Fifteen high school boys and five high school girls from across the country have spent time in the Academy's chemistry department to study, test and compete to represent the U.S. at the 44th International Chemistry Olympiad competition next month.
"I think this program is remarkable in that it showcases our faculty on the national level and also encourages high school students to push themselves in the Science, Technology, Engineering and Mathematics fields," said Department of Chemistry Associate Professor Kim Gardner, the director of the camp. "Many of these students have the potential to go on to be leaders in their fields, so I think this is important."
The group consisted of four seniors, 12 juniors, three sophomores and one freshman. They came from areas such as Michigan, New York, Missouri, Connecticut and California.
"The material they are studying is at the undergraduate level in organic, inorganic, analytical and physical chemistry as well as biochemistry," Gardner said.
High school junior Jess Xu from New Jersey said organic chemistry has been a good challenge.
"When we were tested at the national level, it was mostly on general chemistry," Xu said. "Here 50 percent of the stuff we learn is on organic chemistry, which I'm not that familiar with. I've learned quite a bit."
Gardner said around 11,000 students took the initial exam for the program. The second exam was narrowed down to 1,000 students, took place in April and consisted of a 60-question, multiple-choice exam; an eight-question, free-response exam and two-question lab practical. Gardner said based on the results of that exam, the top 20 students were invited to attend the study camp here.
Three faculty mentors and one peer mentor assisted with the camp. Kelli Slunt, the head mentor of the group said she felt fortunate to work with the students.
"It's been a wonderful experience to work with kids on this caliber," Slunt said. "They're sweet kids and have great personalities."
Gardner said the camp was first held in 1984 and has always been at the Academy.
"I know that these students typically have little or no knowledge of the military and most walk away with a highly favorable opinion of the Academy and the Air Force," Gardner said. "The program coordinator at American Chemical Society has been very blunt in saying she doesn't want this camp held anywhere else due to the level of support that we provide and experience and continuity we have."
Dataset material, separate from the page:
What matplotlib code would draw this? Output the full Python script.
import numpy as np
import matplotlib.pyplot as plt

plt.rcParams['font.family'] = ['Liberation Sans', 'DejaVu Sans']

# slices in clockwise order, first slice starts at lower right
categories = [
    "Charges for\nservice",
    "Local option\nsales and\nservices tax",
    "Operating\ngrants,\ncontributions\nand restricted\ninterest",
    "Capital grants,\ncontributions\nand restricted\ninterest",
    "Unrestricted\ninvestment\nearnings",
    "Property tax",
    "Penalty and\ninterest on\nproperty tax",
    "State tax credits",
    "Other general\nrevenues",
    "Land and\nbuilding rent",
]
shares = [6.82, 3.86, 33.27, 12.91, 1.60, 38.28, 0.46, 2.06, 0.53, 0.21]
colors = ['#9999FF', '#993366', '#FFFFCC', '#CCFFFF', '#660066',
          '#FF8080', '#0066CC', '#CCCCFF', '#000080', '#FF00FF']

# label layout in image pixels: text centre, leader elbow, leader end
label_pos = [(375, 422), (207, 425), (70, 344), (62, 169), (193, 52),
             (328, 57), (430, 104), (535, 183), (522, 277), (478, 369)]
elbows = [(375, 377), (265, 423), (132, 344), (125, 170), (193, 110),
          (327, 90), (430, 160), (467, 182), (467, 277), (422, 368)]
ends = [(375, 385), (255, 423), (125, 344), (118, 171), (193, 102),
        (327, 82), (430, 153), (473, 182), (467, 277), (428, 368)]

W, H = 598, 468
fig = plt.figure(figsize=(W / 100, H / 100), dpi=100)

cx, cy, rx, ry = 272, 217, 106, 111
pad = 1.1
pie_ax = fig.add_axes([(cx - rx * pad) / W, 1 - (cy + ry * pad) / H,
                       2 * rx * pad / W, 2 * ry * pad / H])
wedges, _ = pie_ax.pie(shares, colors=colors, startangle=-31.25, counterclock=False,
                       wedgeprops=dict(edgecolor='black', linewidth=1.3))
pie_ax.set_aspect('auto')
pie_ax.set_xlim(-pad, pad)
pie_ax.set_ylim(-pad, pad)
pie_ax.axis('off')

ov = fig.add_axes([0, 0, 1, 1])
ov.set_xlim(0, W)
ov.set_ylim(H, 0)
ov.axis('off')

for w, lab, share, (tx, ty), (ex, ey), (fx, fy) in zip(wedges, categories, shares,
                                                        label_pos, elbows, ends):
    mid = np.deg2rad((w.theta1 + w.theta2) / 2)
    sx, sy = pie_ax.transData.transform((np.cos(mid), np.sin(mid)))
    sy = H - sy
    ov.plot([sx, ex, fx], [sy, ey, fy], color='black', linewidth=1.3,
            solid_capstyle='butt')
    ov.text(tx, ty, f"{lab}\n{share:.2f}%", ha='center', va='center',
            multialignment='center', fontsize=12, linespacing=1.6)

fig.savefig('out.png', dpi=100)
High school senior and third-time returning competitor, Timothy Lee, said he appreciates that the event is at the Academy.
"I'm really attracted to the people here and the atmosphere is a really appealing learning environment," Lee said. "From these competitions, you make connections and friends. It's not just tests the whole time, and it's also a place where you can have fun."
This week competitors will take a series of exams and lab practicals to determine the top four students who will compete in the international competition July 21-30 in Washington D.C.